### RECORDS PROVIDED
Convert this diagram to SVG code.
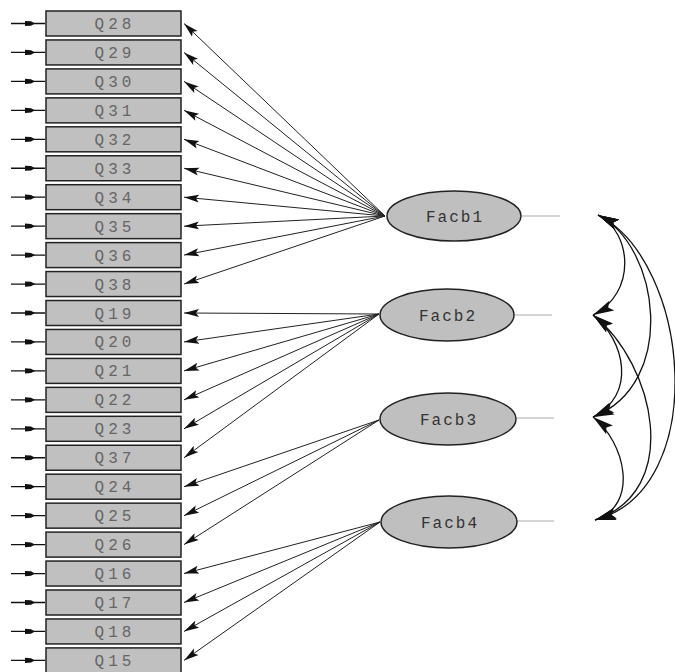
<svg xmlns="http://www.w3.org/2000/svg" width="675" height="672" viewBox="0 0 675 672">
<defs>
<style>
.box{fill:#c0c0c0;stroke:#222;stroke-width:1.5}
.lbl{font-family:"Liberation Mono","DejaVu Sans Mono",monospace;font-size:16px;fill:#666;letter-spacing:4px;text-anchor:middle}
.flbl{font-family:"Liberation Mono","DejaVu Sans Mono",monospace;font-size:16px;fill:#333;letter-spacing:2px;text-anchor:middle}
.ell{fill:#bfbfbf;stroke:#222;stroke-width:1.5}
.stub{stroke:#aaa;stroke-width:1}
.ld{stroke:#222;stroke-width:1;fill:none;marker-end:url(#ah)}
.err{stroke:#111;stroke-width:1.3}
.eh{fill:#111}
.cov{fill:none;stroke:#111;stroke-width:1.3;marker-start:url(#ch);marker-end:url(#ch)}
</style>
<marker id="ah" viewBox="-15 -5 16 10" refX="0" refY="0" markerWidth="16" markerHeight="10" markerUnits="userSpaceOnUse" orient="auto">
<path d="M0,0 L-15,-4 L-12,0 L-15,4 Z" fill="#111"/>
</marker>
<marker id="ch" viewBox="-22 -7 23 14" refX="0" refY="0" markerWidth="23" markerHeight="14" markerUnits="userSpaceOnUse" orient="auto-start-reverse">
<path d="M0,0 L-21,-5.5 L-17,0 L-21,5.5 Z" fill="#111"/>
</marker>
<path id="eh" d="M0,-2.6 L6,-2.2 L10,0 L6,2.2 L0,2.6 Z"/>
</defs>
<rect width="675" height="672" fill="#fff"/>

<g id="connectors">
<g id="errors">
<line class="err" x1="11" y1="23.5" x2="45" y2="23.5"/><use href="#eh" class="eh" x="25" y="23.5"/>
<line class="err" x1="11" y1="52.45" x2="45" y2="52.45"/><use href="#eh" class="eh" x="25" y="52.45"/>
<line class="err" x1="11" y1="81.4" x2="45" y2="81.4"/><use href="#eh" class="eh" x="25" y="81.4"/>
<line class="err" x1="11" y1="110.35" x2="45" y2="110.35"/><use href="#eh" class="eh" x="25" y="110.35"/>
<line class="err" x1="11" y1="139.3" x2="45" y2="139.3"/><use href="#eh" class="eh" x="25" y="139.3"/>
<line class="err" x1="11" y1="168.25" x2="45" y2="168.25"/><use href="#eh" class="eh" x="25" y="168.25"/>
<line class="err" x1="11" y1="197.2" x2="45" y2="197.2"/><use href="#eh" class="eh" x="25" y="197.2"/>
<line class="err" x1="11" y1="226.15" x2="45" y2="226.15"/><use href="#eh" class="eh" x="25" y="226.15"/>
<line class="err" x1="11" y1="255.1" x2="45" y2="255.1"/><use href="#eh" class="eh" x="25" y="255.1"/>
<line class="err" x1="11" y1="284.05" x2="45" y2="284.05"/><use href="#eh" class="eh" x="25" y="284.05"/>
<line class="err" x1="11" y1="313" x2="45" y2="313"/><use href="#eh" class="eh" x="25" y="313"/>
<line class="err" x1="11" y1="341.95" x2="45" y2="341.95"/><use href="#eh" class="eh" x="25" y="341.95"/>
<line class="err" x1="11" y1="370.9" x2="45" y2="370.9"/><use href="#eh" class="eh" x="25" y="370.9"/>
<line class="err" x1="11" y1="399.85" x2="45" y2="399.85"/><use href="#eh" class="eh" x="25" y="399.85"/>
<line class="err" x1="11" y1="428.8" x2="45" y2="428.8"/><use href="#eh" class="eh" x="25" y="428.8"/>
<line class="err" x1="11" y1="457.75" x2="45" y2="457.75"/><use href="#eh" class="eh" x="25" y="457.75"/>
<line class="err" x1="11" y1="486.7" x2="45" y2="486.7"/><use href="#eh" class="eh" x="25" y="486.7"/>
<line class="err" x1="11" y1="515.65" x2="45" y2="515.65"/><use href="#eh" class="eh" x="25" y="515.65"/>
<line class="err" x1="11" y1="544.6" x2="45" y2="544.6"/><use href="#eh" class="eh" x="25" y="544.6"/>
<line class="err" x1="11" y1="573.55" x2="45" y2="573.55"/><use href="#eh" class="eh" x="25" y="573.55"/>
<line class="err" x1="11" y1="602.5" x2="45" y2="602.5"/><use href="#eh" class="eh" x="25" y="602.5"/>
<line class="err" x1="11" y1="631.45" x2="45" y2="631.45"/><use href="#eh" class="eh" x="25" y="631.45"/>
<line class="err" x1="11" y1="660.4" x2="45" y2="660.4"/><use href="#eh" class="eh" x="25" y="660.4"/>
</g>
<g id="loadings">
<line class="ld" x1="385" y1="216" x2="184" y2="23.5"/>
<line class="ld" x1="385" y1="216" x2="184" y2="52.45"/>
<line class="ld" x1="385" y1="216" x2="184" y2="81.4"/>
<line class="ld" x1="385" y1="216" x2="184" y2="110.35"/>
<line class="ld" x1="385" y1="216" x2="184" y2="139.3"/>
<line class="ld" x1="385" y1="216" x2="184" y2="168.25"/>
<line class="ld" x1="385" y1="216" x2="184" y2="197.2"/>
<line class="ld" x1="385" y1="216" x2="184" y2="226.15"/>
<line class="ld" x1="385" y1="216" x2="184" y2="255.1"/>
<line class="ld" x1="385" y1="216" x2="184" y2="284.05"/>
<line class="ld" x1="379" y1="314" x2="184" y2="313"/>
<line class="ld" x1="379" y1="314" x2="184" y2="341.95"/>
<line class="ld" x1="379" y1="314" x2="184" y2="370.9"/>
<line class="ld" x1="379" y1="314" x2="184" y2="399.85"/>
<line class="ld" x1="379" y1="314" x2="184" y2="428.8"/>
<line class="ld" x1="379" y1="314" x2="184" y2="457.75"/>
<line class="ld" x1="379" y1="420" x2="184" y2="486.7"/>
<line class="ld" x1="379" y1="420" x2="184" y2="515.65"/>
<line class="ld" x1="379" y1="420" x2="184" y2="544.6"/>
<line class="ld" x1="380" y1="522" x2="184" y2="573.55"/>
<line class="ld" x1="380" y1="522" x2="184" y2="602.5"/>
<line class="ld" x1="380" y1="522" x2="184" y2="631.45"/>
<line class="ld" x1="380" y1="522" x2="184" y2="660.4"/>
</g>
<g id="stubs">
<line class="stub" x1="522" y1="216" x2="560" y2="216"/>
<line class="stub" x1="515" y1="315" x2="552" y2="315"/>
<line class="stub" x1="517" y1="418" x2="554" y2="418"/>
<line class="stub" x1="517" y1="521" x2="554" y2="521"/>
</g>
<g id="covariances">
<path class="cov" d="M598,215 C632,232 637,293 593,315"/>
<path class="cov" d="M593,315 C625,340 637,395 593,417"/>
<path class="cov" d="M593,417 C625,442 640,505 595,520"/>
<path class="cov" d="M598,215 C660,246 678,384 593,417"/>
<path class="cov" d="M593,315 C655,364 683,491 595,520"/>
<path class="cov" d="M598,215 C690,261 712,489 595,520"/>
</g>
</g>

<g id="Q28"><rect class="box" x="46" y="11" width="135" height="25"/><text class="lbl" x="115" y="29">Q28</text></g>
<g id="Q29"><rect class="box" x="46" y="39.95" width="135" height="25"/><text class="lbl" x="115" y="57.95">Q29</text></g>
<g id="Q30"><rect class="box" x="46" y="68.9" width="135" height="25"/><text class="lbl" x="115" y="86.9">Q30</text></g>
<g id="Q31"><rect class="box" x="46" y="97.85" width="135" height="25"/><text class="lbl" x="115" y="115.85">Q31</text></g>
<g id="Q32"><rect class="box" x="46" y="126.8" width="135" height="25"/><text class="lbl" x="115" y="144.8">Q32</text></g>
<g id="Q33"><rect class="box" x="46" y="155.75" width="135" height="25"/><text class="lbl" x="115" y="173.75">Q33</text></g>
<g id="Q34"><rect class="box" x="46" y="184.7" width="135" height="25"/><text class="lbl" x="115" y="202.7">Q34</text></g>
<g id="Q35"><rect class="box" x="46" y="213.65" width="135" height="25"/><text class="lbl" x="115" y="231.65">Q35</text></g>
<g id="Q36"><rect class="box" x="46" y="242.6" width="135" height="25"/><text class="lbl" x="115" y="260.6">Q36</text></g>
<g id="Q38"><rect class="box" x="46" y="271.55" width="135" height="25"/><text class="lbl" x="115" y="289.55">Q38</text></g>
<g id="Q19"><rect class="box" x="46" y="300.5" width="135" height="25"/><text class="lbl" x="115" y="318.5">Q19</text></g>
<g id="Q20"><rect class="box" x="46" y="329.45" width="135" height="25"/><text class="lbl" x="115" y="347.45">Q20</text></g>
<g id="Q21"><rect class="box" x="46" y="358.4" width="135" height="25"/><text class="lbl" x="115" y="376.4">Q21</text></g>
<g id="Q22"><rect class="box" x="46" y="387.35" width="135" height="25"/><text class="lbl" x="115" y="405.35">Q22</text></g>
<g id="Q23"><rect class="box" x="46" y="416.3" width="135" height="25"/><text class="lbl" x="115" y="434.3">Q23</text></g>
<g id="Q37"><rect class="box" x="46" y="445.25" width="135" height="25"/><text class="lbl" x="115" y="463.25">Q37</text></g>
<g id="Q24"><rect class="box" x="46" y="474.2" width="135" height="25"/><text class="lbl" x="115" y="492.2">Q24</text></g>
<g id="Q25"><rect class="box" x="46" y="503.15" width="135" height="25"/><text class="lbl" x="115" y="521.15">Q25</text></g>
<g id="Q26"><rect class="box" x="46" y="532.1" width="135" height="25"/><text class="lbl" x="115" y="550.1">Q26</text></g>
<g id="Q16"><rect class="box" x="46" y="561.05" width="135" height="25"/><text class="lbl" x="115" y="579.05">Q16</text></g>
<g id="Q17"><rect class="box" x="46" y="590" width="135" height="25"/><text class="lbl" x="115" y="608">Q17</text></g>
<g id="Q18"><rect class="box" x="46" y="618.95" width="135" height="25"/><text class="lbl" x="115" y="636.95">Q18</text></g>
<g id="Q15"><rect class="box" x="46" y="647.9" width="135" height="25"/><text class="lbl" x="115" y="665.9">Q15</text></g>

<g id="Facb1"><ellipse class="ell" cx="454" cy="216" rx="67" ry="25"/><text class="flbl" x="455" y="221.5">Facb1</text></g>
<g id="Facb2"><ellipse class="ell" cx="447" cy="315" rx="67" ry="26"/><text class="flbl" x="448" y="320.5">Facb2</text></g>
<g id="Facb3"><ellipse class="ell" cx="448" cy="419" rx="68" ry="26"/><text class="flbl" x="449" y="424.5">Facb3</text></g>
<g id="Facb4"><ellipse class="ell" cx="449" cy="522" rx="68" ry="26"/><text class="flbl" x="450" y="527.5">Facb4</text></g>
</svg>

...

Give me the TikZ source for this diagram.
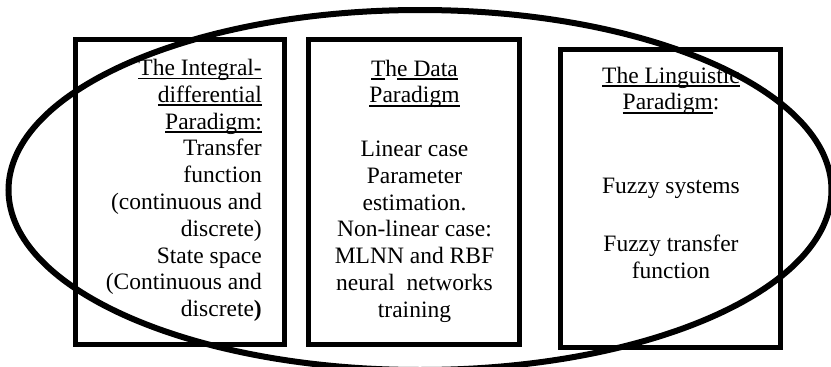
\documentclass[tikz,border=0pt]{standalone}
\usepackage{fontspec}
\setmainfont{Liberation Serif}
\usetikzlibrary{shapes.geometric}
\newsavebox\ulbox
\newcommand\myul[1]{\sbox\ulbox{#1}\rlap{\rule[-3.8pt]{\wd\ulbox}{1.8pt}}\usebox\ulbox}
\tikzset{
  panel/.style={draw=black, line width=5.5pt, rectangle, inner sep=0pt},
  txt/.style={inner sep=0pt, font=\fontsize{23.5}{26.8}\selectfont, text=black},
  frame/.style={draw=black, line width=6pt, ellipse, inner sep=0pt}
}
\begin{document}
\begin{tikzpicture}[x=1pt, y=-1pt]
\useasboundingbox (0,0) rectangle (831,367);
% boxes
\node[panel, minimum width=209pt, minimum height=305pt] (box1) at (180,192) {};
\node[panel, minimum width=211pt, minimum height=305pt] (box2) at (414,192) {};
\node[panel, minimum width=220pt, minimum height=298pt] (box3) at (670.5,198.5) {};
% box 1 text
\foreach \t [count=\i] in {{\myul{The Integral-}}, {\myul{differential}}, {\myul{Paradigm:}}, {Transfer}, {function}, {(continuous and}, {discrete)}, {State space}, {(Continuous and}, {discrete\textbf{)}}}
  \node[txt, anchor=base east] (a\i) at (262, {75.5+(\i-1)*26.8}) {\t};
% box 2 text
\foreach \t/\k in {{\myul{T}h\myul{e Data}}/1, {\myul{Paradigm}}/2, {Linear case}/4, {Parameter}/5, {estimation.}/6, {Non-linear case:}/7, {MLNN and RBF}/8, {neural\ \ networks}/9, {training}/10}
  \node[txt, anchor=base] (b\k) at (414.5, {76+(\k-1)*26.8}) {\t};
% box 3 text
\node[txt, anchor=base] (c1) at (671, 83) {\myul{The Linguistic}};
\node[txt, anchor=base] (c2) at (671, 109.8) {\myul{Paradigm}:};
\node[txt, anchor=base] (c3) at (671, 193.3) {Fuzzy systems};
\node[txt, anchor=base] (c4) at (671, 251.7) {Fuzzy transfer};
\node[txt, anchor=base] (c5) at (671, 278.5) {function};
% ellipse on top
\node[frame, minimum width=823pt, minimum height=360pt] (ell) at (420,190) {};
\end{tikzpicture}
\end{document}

---

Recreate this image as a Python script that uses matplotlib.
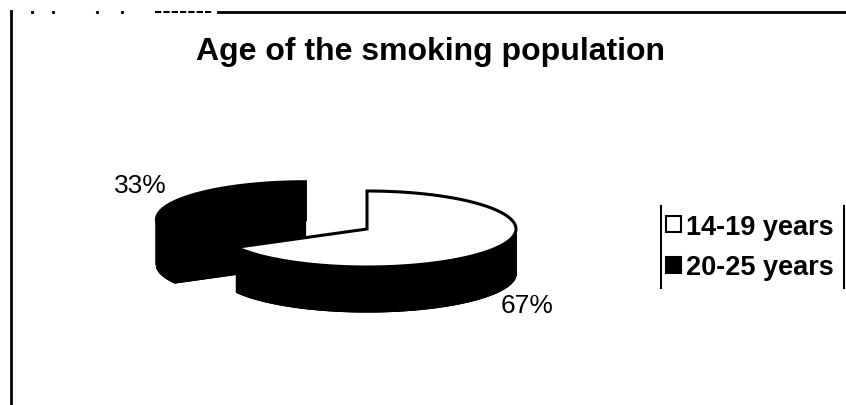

### TASK STATEMENT
Show each line of the listing that holds the string "this".

### IN RESPONSE
Convert this diagram to SVG code.
Give me the TikZ source for this diagram.
Recreate this image as a Python script that uses matplotlib.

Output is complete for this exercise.